Given material —
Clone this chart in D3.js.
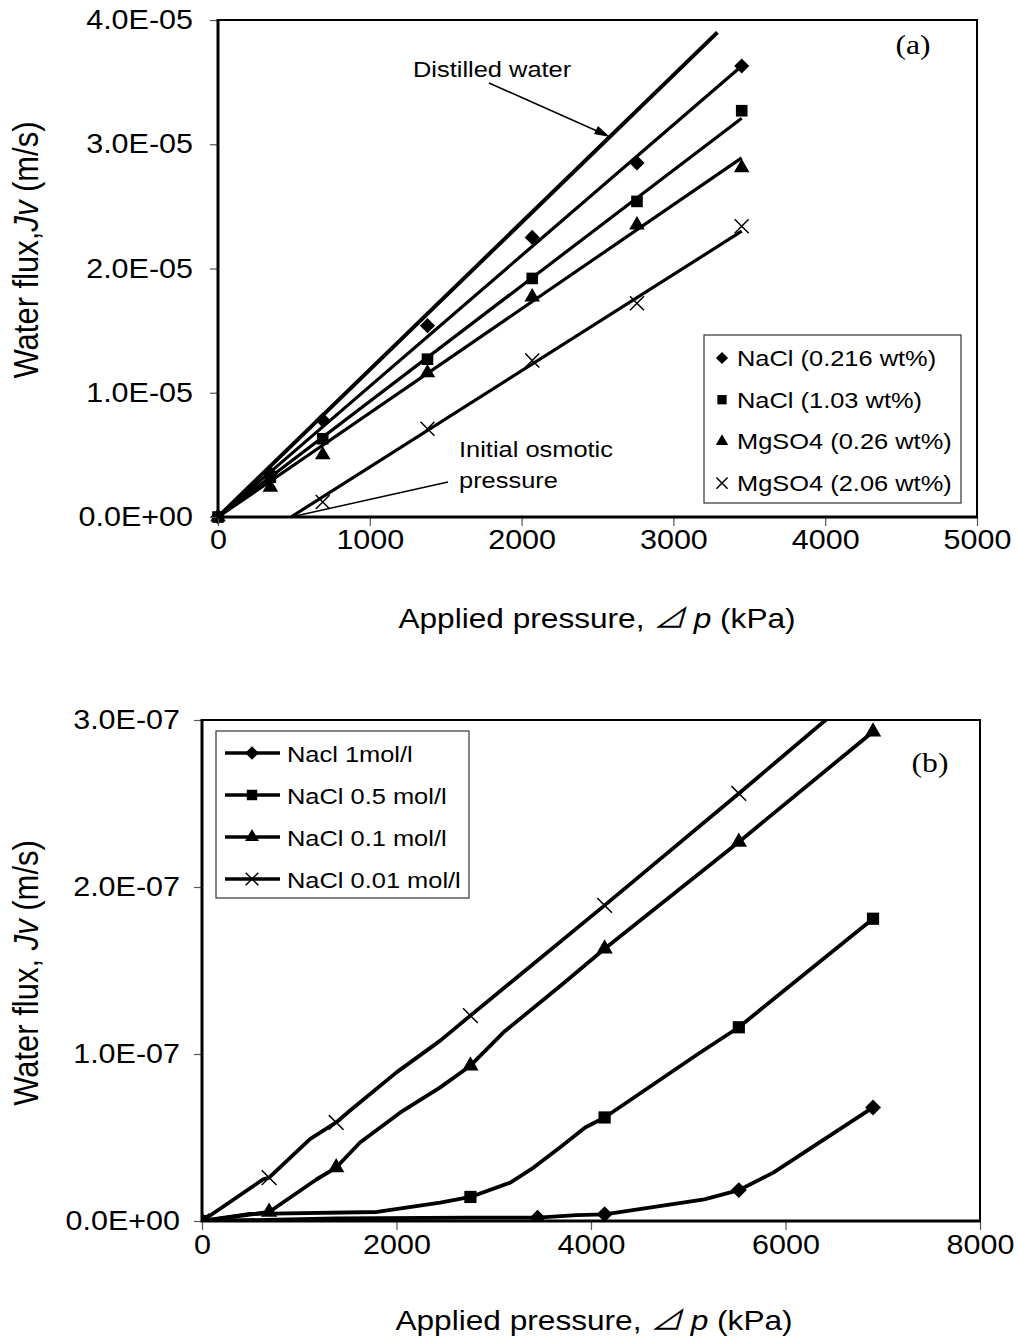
<!DOCTYPE html>
<html><head><meta charset="utf-8">
<script src="https://cdn.jsdelivr.net/npm/d3@7"></script>
<style>body{margin:0;background:#fff}svg{display:block}</style>
</head><body>
<svg id="c" width="1018" height="1339"></svg>
<script>
// ---------- DATA: panel (a) ----------
const pressureA = [0, 345, 690, 1380, 2070, 2760, 3450];
const nacl216 = [0, 3.5e-6, 7.8e-6, 1.54e-5, 2.25e-5, 2.85e-5, 3.63e-5];
const nacl103 = [0, 3.2e-6, 6.3e-6, 1.27e-5, 1.92e-5, 2.54e-5, 3.27e-5];
const mgso4026 = [0, 2.4e-6, 5.0e-6, 1.16e-5, 1.77e-5, 2.35e-5, 2.81e-5];
const mgso4206 = [null, null, 1.2e-6, 7.1e-6, 1.26e-5, 1.72e-5, 2.34e-5];
// fitted straight lines [pressure kPa, flux m/s]
const fitDistilled = [[0, 0], [3290, 3.9e-5]];
const fitNacl216 = [[0, 0], [3450, 3.63e-5]];
const fitNacl103 = [[0, 0], [3450, 3.21e-5]];
const fitMg026 = [[0, 0], [3450, 2.89e-5]];
const fitMg206 = [[481, 0], [3450, 2.30e-5]];
const legendA = ["NaCl (0.216 wt%)", "NaCl (1.03 wt%)", "MgSO4 (0.26 wt%)", "MgSO4 (2.06 wt%)"];
const xTicksA = [0, 1000, 2000, 3000, 4000, 5000];
const yTicksA = [0, 1e-5, 2e-5, 3e-5, 4e-5];

// ---------- DATA: panel (b) ----------
const pressureB = [0, 690, 1380, 2760, 3450, 4140, 5520, 6900];
const nacl1M = [0, null, null, null, 2e-9, 4e-9, 1.85e-8, 6.8e-8];
const nacl05M = [0, null, null, 1.44e-8, null, 6.2e-8, 1.16e-7, 1.81e-7];
const nacl01M = [0, 5.4e-9, 3.2e-8, 9.3e-8, null, 1.63e-7, 2.27e-7, 2.93e-7];
const nacl001M = [0, 2.6e-8, 5.9e-8, 1.23e-7, null, 1.89e-7, 2.56e-7, 3.24e-7];
// drawn traces (vertices of the plotted lines)
const nacl1Trace = [[0,0],[1380,1.5e-9],[2760,2e-9],[3450,2e-9],[3850,3.5e-9],[4140,4e-9],[5165,1.3e-8],[5520,1.85e-8],[5875,2.9e-8],[6900,6.8e-8]];
const nacl05Trace = [[0,0],[494,4.2e-9],[1800,5.4e-9],[2450,1.1e-8],[2760,1.44e-8],[3170,2.3e-8],[3410,3.2e-8],[3680,4.4e-8],[3940,5.6e-8],[4140,6.2e-8],[5100,1.0e-7],[5520,1.16e-7],[5900,1.34e-7],[6900,1.81e-7]];
const nacl01Trace = [[0,0],[690,5.4e-9],[1180,2.5e-8],[1380,3.2e-8],[1625,4.7e-8],[2040,6.5e-8],[2450,8.0e-8],[2760,9.3e-8],[3100,1.13e-7],[3690,1.41e-7],[4140,1.63e-7],[5520,2.27e-7],[6900,2.93e-7]];
const nacl001Trace = [[0,0],[630,2.5e-8],[690,2.6e-8],[1110,4.9e-8],[1380,5.9e-8],[1520,6.6e-8],[2000,8.9e-8],[2450,1.08e-7],[2760,1.23e-7],[4140,1.89e-7],[5520,2.56e-7],[6900,3.24e-7]];
const legendB = ["Nacl 1mol/l", "NaCl 0.5 mol/l", "NaCl 0.1 mol/l", "NaCl 0.01 mol/l"];
const xTicksB = [0, 2000, 4000, 6000, 8000];
const yTicksB = [0, 1e-7, 2e-7, 3e-7];

// ---------- DRAWING ----------
const svg = d3.select('#c');
const SX = 1.13;
const FONT = 'Arial, "Liberation Sans", sans-serif';

function sci(v) {
  if (v === 0) return "0.0E+00";
  const parts = v.toExponential(1).split('e');
  const n = +parts[1];
  return parts[0] + "E" + (n < 0 ? "-" : "+") + String(Math.abs(n)).padStart(2, "0");
}
function stext(g, x, y, str, size, anchor, rot, family) {
  const t = g.append('text')
    .attr('transform', `translate(${x},${y}) scale(${SX},1)` + (rot ? ` rotate(${rot})` : ''))
    .attr('font-family', family || FONT).attr('font-size', size)
    .attr('text-anchor', anchor || 'start').attr('fill', '#000');
  if (typeof str === 'string') t.text(str); else str(t);
  return t;
}
function marker(g, type, cx, cy, s) {
  s = s || 1;
  if (type === 'diamond') {
    g.append('path').attr('d', d3.symbol(d3.symbolSquare, 115 * s * s)())
      .attr('transform', `translate(${cx},${cy}) rotate(45)`).attr('fill', '#000');
  } else if (type === 'square') {
    g.append('path').attr('d', d3.symbol(d3.symbolSquare, 135 * s * s)())
      .attr('transform', `translate(${cx},${cy})`).attr('fill', '#000');
  } else if (type === 'triangle') {
    g.append('path').attr('d', d3.symbol(d3.symbolTriangle, 105 * s * s)())
      .attr('transform', `translate(${cx},${cy})`).attr('fill', '#000');
  } else if (type === 'x') {
    const h = 7 * s;
    g.append('path').attr('d', `M${cx - h},${cy - h}L${cx + h},${cy + h}M${cx - h},${cy + h}L${cx + h},${cy - h}`)
      .attr('stroke', '#000').attr('stroke-width', 1.5).attr('fill', 'none');
  }
}

function frame(g, x, y, xTicks, yTicks, xfmt, labelY, yLabelGap) {
  const [L, R] = x.range(), [B, T] = y.range();
  const ya = g.append('g').attr('transform', `translate(${L},0)`)
    .call(d3.axisLeft(y).tickValues(yTicks).tickFormat(sci).tickSize(8).tickPadding(17));
  ya.select('.domain').remove();
  ya.selectAll('line').attr('stroke', '#555').attr('stroke-width', 1.2);
  ya.selectAll('text').attr('font-family', FONT).attr('font-size', 27).attr('fill', '#000')
    .attr('x', -yLabelGap / SX).attr('transform', `scale(${SX},1)`);
  const xa = g.append('g').attr('transform', `translate(0,${B})`)
    .call(d3.axisBottom(x).tickValues(xTicks).tickFormat(xfmt).tickSize(9));
  xa.select('.domain').remove();
  xa.selectAll('line').attr('stroke', '#555').attr('stroke-width', 1.2);
  xa.selectAll('text').attr('font-family', FONT).attr('font-size', 27).attr('fill', '#000')
    .attr('y', labelY).attr('dy', 0).attr('x', 0)
    .attr('transform', `scale(${SX},1)`);
  g.append('path').attr('d', `M${L},${T}H${R}V${B}`).attr('fill', 'none').attr('stroke', '#000').attr('stroke-width', 2);
  g.append('path').attr('d', `M${L},${T - 1}V${B}H${R + 1}`).attr('fill', 'none').attr('stroke', '#000').attr('stroke-width', 3);
}

// ================= PANEL (a) =================
const gA = svg.append('g');
const xA = d3.scaleLinear([0, 5000], [218, 977]);
const yA = d3.scaleLinear([0, 4e-5], [517, 20]);
const lineA = d3.line().x(d => xA(d[0])).y(d => yA(d[1]));

[fitNacl216, fitNacl103, fitMg026, fitMg206].forEach(f => {
  gA.append('path').attr('d', lineA(f)).attr('fill', 'none').attr('stroke', '#000').attr('stroke-width', 3.2);
});
gA.append('path').attr('d', lineA(fitDistilled)).attr('fill', 'none').attr('stroke', '#000').attr('stroke-width', 4);

const seriesA = [[nacl216, 'diamond'], [nacl103, 'square'], [mgso4026, 'triangle'], [mgso4206, 'x']];
seriesA.forEach(([vals, type]) => {
  vals.forEach((v, i) => { if (v !== null) marker(gA, type, xA(pressureA[i]), yA(v)); });
});

frame(gA, xA, yA, xTicksA, yTicksA, d3.format('d'), 32, 25);

// legend (a)
gA.append('rect').attr('x', 704).attr('y', 335).attr('width', 257).attr('height', 168)
  .attr('fill', '#fff').attr('stroke', '#333').attr('stroke-width', 1.2);
const legTypesA = ['diamond', 'square', 'triangle', 'x'];
legendA.forEach((name, i) => {
  const cy = 357 + i * 41.7;
  marker(gA, legTypesA[i], 722, cy + 1, 0.8);
  stext(gA, 737, cy + 9, name, 22.5);
});

// annotations (a)
stext(gA, 413, 77, "Distilled water", 22.5);
gA.append('line').attr('x1', 489).attr('y1', 83).attr('x2', 606).attr('y2', 135)
  .attr('stroke', '#000').attr('stroke-width', 1.5);
gA.append('path').attr('d', 'M610,137 L598,126 L594,134 Z').attr('fill', '#000');
stext(gA, 459, 457, "Initial osmotic", 22.5);
stext(gA, 459, 488, "pressure", 22.5);
gA.append('line').attr('x1', 448).attr('y1', 482).attr('x2', xA(fitMg206[0][0])).attr('y2', yA(0))
  .attr('stroke', '#000').attr('stroke-width', 1.5);
stext(gA, 913, 54, "(a)", 28, 'middle', 0, '"Liberation Serif", "Times New Roman", serif');

// axis titles (a)
stext(gA, 597, 628, t => {
  t.append('tspan').text('Applied pressure, ');
  t.append('tspan').attr('font-family', '"Noto Sans CJK JP", sans-serif').attr('font-style', 'italic').text('⊿');
  t.append('tspan').attr('font-style', 'italic').text(' p');
  t.append('tspan').text('  (kPa)');
}, 28, 'middle');
stext(gA, 38, 250, t => {
  t.append('tspan').text('Water flux,');
  t.append('tspan').attr('font-style', 'italic').text('Jv');
  t.append('tspan').text('  (m/s)');
}, 31, 'middle', -90);

// ================= PANEL (b) =================
const gB = svg.append('g');
const xB = d3.scaleLinear([0, 8000], [202, 980]);
const yB = d3.scaleLinear([0, 3e-7], [1221, 720]);
const lineB = d3.line().x(d => xB(d[0])).y(d => yB(d[1]));
svg.append('defs').append('clipPath').attr('id', 'clipB')
  .append('rect').attr('x', 202).attr('y', 720).attr('width', 778).attr('height', 501);
const plotB = gB.append('g').attr('clip-path', 'url(#clipB)');

const seriesB = [[nacl1Trace, nacl1M, 'diamond'], [nacl05Trace, nacl05M, 'square'], [nacl01Trace, nacl01M, 'triangle'], [nacl001Trace, nacl001M, 'x']];
seriesB.forEach(([trace]) => {
  plotB.append('path').attr('d', lineB(trace)).attr('fill', 'none').attr('stroke', '#000')
    .attr('stroke-width', 3.8).attr('stroke-linejoin', 'round');
});
seriesB.forEach(([trace, vals, type]) => {
  vals.forEach((v, i) => { if (v !== null) marker(plotB, type, xB(pressureB[i]), yB(v), 1.05); });
});

frame(gB, xB, yB, xTicksB, yTicksB, d3.format('d'), 33, 22);

// legend (b)
gB.append('rect').attr('x', 216).attr('y', 731).attr('width', 253).attr('height', 167)
  .attr('fill', '#fff').attr('stroke', '#333').attr('stroke-width', 1.2);
const legTypesB = ['diamond', 'square', 'triangle', 'x'];
legendB.forEach((name, i) => {
  const cy = 753 + i * 42;
  gB.append('line').attr('x1', 225).attr('x2', 280).attr('y1', cy).attr('y2', cy)
    .attr('stroke', '#000').attr('stroke-width', 3.5);
  marker(gB, legTypesB[i], 252, cy, 0.9);
  stext(gB, 287, cy + 9, name, 22.5);
});
stext(gB, 930, 772, "(b)", 28, 'middle', 0, '"Liberation Serif", "Times New Roman", serif');

// axis titles (b)
stext(gB, 594, 1330, t => {
  t.append('tspan').text('Applied pressure, ');
  t.append('tspan').attr('font-family', '"Noto Sans CJK JP", sans-serif').attr('font-style', 'italic').text('⊿');
  t.append('tspan').attr('font-style', 'italic').text(' p');
  t.append('tspan').text('  (kPa)');
}, 28, 'middle');
stext(gB, 38, 973, t => {
  t.append('tspan').text('Water flux, ');
  t.append('tspan').attr('font-style', 'italic').text('Jv');
  t.append('tspan').text('  (m/s)');
}, 31, 'middle', -90);
</script>
</body></html>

Prompt —
Quote, exactly and only, the lines from the first line of the data above through the line containing "const yTicksA = [0, 1e-5, 2e-5, 3e-5, 4e-5];". The pictures do not belong in it.

Full response —
Clone this chart in D3.js.
<!DOCTYPE html>
<html><head><meta charset="utf-8">
<script src="https://cdn.jsdelivr.net/npm/d3@7"></script>
<style>body{margin:0;background:#fff}svg{display:block}</style>
</head><body>
<svg id="c" width="1018" height="1339"></svg>
<script>
// ---------- DATA: panel (a) ----------
const pressureA = [0, 345, 690, 1380, 2070, 2760, 3450];
const nacl216 = [0, 3.5e-6, 7.8e-6, 1.54e-5, 2.25e-5, 2.85e-5, 3.63e-5];
const nacl103 = [0, 3.2e-6, 6.3e-6, 1.27e-5, 1.92e-5, 2.54e-5, 3.27e-5];
const mgso4026 = [0, 2.4e-6, 5.0e-6, 1.16e-5, 1.77e-5, 2.35e-5, 2.81e-5];
const mgso4206 = [null, null, 1.2e-6, 7.1e-6, 1.26e-5, 1.72e-5, 2.34e-5];
// fitted straight lines [pressure kPa, flux m/s]
const fitDistilled = [[0, 0], [3290, 3.9e-5]];
const fitNacl216 = [[0, 0], [3450, 3.63e-5]];
const fitNacl103 = [[0, 0], [3450, 3.21e-5]];
const fitMg026 = [[0, 0], [3450, 2.89e-5]];
const fitMg206 = [[481, 0], [3450, 2.30e-5]];
const legendA = ["NaCl (0.216 wt%)", "NaCl (1.03 wt%)", "MgSO4 (0.26 wt%)", "MgSO4 (2.06 wt%)"];
const xTicksA = [0, 1000, 2000, 3000, 4000, 5000];
const yTicksA = [0, 1e-5, 2e-5, 3e-5, 4e-5];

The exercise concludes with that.